EXERCISE DESCRIPTION: Go through the data below and copy it exactly, skipping every picture.

DATASET CONTENT:

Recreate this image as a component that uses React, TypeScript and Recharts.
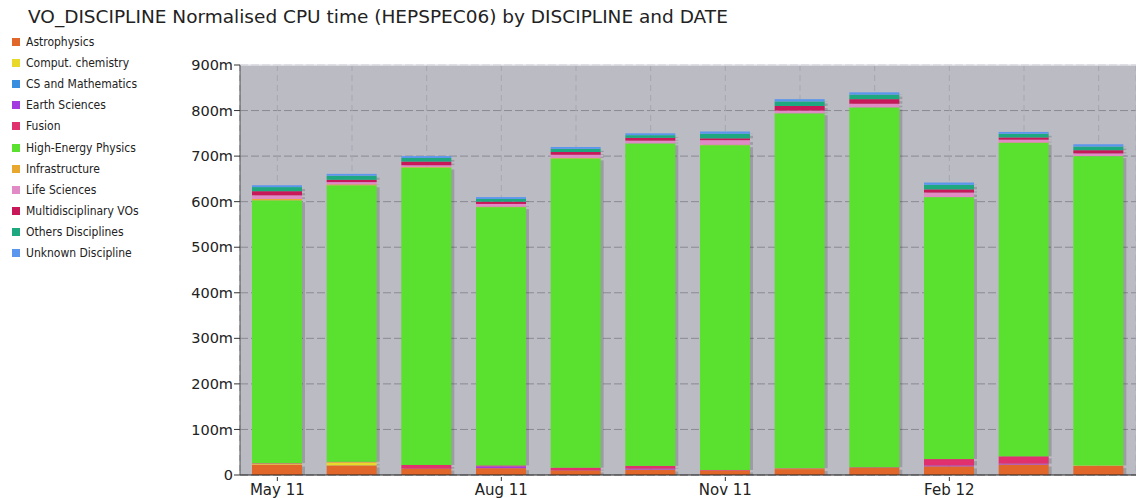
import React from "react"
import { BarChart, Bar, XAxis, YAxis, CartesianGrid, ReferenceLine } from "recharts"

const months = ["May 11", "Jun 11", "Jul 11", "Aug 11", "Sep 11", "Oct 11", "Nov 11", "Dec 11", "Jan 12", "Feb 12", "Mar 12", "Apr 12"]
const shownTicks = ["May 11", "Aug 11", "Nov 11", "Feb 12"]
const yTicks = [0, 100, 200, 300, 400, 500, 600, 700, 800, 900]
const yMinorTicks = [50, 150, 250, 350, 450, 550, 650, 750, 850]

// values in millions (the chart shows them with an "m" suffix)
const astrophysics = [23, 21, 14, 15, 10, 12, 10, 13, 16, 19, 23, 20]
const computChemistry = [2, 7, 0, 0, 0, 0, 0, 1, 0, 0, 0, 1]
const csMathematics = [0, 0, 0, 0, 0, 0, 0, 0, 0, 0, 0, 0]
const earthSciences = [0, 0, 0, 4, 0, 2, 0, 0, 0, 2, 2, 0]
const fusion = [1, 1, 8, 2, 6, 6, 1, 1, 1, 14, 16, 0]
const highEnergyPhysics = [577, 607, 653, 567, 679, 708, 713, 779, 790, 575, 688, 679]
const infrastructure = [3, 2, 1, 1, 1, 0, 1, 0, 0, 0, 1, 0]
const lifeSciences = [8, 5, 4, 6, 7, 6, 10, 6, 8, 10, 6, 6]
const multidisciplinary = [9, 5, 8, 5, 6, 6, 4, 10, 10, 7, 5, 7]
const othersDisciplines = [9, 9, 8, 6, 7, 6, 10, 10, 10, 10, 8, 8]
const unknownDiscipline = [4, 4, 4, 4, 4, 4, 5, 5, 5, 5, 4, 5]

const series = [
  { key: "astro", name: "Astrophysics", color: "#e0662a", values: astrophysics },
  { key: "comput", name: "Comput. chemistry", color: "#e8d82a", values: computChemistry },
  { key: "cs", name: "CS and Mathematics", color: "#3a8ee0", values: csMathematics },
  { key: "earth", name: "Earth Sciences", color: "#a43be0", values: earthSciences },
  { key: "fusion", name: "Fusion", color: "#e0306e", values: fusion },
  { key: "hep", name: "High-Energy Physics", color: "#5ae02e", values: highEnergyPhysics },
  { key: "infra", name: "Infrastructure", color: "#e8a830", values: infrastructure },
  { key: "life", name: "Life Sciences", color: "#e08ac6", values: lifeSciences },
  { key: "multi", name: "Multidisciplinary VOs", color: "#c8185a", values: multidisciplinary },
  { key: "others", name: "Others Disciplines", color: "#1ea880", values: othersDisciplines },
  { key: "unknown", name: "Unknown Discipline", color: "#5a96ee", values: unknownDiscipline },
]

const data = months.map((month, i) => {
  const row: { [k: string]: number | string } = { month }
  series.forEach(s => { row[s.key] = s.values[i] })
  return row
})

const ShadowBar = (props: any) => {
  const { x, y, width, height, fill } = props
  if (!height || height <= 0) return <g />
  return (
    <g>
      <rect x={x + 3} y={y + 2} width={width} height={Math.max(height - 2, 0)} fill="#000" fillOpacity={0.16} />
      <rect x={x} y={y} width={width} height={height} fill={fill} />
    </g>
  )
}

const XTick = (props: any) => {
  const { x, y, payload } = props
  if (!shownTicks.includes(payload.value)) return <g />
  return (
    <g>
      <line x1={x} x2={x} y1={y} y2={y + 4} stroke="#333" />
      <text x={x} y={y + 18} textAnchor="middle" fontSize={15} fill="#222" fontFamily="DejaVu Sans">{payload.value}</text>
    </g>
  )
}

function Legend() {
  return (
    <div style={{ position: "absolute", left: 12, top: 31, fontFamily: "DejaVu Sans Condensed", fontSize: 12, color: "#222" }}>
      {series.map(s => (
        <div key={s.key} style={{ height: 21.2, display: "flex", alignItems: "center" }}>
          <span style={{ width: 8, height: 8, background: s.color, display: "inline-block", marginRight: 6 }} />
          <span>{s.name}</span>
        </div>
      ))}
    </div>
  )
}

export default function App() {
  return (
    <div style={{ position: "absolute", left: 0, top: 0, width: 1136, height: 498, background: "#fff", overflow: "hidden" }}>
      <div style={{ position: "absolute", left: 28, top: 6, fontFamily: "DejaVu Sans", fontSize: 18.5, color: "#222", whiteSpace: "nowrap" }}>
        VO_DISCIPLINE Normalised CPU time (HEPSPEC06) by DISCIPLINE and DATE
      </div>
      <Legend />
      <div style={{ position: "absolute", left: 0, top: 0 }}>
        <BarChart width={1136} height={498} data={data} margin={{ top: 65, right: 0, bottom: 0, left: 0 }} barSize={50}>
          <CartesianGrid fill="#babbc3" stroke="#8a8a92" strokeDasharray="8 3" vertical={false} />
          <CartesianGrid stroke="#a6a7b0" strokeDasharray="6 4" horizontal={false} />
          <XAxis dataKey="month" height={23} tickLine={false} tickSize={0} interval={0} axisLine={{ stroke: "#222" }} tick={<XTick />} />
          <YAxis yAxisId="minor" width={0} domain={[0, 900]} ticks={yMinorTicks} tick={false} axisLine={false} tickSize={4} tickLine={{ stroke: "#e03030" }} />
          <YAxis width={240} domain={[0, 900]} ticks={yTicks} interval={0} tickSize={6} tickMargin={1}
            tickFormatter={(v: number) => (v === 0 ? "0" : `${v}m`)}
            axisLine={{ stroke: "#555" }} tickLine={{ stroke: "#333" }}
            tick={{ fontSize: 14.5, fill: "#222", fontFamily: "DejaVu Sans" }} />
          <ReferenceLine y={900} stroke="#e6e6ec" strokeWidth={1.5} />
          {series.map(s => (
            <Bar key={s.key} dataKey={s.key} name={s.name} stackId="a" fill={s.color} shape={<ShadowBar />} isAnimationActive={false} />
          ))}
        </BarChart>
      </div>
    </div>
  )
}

WRITTEN ANSWER:
Recreate this image as a component that uses React, TypeScript and Recharts.
import React from "react"
import { BarChart, Bar, XAxis, YAxis, CartesianGrid, ReferenceLine } from "recharts"

const months = ["May 11", "Jun 11", "Jul 11", "Aug 11", "Sep 11", "Oct 11", "Nov 11", "Dec 11", "Jan 12", "Feb 12", "Mar 12", "Apr 12"]
const shownTicks = ["May 11", "Aug 11", "Nov 11", "Feb 12"]
const yTicks = [0, 100, 200, 300, 400, 500, 600, 700, 800, 900]
const yMinorTicks = [50, 150, 250, 350, 450, 550, 650, 750, 850]

// values in millions (the chart shows them with an "m" suffix)
const astrophysics = [23, 21, 14, 15, 10, 12, 10, 13, 16, 19, 23, 20]
const computChemistry = [2, 7, 0, 0, 0, 0, 0, 1, 0, 0, 0, 1]
const csMathematics = [0, 0, 0, 0, 0, 0, 0, 0, 0, 0, 0, 0]
const earthSciences = [0, 0, 0, 4, 0, 2, 0, 0, 0, 2, 2, 0]
const fusion = [1, 1, 8, 2, 6, 6, 1, 1, 1, 14, 16, 0]
const highEnergyPhysics = [577, 607, 653, 567, 679, 708, 713, 779, 790, 575, 688, 679]
const infrastructure = [3, 2, 1, 1, 1, 0, 1, 0, 0, 0, 1, 0]
const lifeSciences = [8, 5, 4, 6, 7, 6, 10, 6, 8, 10, 6, 6]
const multidisciplinary = [9, 5, 8, 5, 6, 6, 4, 10, 10, 7, 5, 7]
const othersDisciplines = [9, 9, 8, 6, 7, 6, 10, 10, 10, 10, 8, 8]
const unknownDiscipline = [4, 4, 4, 4, 4, 4, 5, 5, 5, 5, 4, 5]

const series = [
  { key: "astro", name: "Astrophysics", color: "#e0662a", values: astrophysics },
  { key: "comput", name: "Comput. chemistry", color: "#e8d82a", values: computChemistry },
  { key: "cs", name: "CS and Mathematics", color: "#3a8ee0", values: csMathematics },
  { key: "earth", name: "Earth Sciences", color: "#a43be0", values: earthSciences },
  { key: "fusion", name: "Fusion", color: "#e0306e", values: fusion },
  { key: "hep", name: "High-Energy Physics", color: "#5ae02e", values: highEnergyPhysics },
  { key: "infra", name: "Infrastructure", color: "#e8a830", values: infrastructure },
  { key: "life", name: "Life Sciences", color: "#e08ac6", values: lifeSciences },
  { key: "multi", name: "Multidisciplinary VOs", color: "#c8185a", values: multidisciplinary },
  { key: "others", name: "Others Disciplines", color: "#1ea880", values: othersDisciplines },
  { key: "unknown", name: "Unknown Discipline", color: "#5a96ee", values: unknownDiscipline },
]

const data = months.map((month, i) => {
  const row: { [k: string]: number | string } = { month }
  series.forEach(s => { row[s.key] = s.values[i] })
  return row
})

const ShadowBar = (props: any) => {
  const { x, y, width, height, fill } = props
  if (!height || height <= 0) return <g />
  return (
    <g>
      <rect x={x + 3} y={y + 2} width={width} height={Math.max(height - 2, 0)} fill="#000" fillOpacity={0.16} />
      <rect x={x} y={y} width={width} height={height} fill={fill} />
    </g>
  )
}

const XTick = (props: any) => {
  const { x, y, payload } = props
  if (!shownTicks.includes(payload.value)) return <g />
  return (
    <g>
      <line x1={x} x2={x} y1={y} y2={y + 4} stroke="#333" />
      <text x={x} y={y + 18} textAnchor="middle" fontSize={15} fill="#222" fontFamily="DejaVu Sans">{payload.value}</text>
    </g>
  )
}

function Legend() {
  return (
    <div style={{ position: "absolute", left: 12, top: 31, fontFamily: "DejaVu Sans Condensed", fontSize: 12, color: "#222" }}>
      {series.map(s => (
        <div key={s.key} style={{ height: 21.2, display: "flex", alignItems: "center" }}>
          <span style={{ width: 8, height: 8, background: s.color, display: "inline-block", marginRight: 6 }} />
          <span>{s.name}</span>
        </div>
      ))}
    </div>
  )
}

export default function App() {
  return (
    <div style={{ position: "absolute", left: 0, top: 0, width: 1136, height: 498, background: "#fff", overflow: "hidden" }}>
      <div style={{ position: "absolute", left: 28, top: 6, fontFamily: "DejaVu Sans", fontSize: 18.5, color: "#222", whiteSpace: "nowrap" }}>
        VO_DISCIPLINE Normalised CPU time (HEPSPEC06) by DISCIPLINE and DATE
      </div>
      <Legend />
      <div style={{ position: "absolute", left: 0, top: 0 }}>
        <BarChart width={1136} height={498} data={data} margin={{ top: 65, right: 0, bottom: 0, left: 0 }} barSize={50}>
          <CartesianGrid fill="#babbc3" stroke="#8a8a92" strokeDasharray="8 3" vertical={false} />
          <CartesianGrid stroke="#a6a7b0" strokeDasharray="6 4" horizontal={false} />
          <XAxis dataKey="month" height={23} tickLine={false} tickSize={0} interval={0} axisLine={{ stroke: "#222" }} tick={<XTick />} />
          <YAxis yAxisId="minor" width={0} domain={[0, 900]} ticks={yMinorTicks} tick={false} axisLine={false} tickSize={4} tickLine={{ stroke: "#e03030" }} />
          <YAxis width={240} domain={[0, 900]} ticks={yTicks} interval={0} tickSize={6} tickMargin={1}
            tickFormatter={(v: number) => (v === 0 ? "0" : `${v}m`)}
            axisLine={{ stroke: "#555" }} tickLine={{ stroke: "#333" }}
            tick={{ fontSize: 14.5, fill: "#222", fontFamily: "DejaVu Sans" }} />
          <ReferenceLine y={900} stroke="#e6e6ec" strokeWidth={1.5} />
          {series.map(s => (
            <Bar key={s.key} dataKey={s.key} name={s.name} stackId="a" fill={s.color} shape={<ShadowBar />} isAnimationActive={false} />
          ))}
        </BarChart>
      </div>
    </div>
  )
}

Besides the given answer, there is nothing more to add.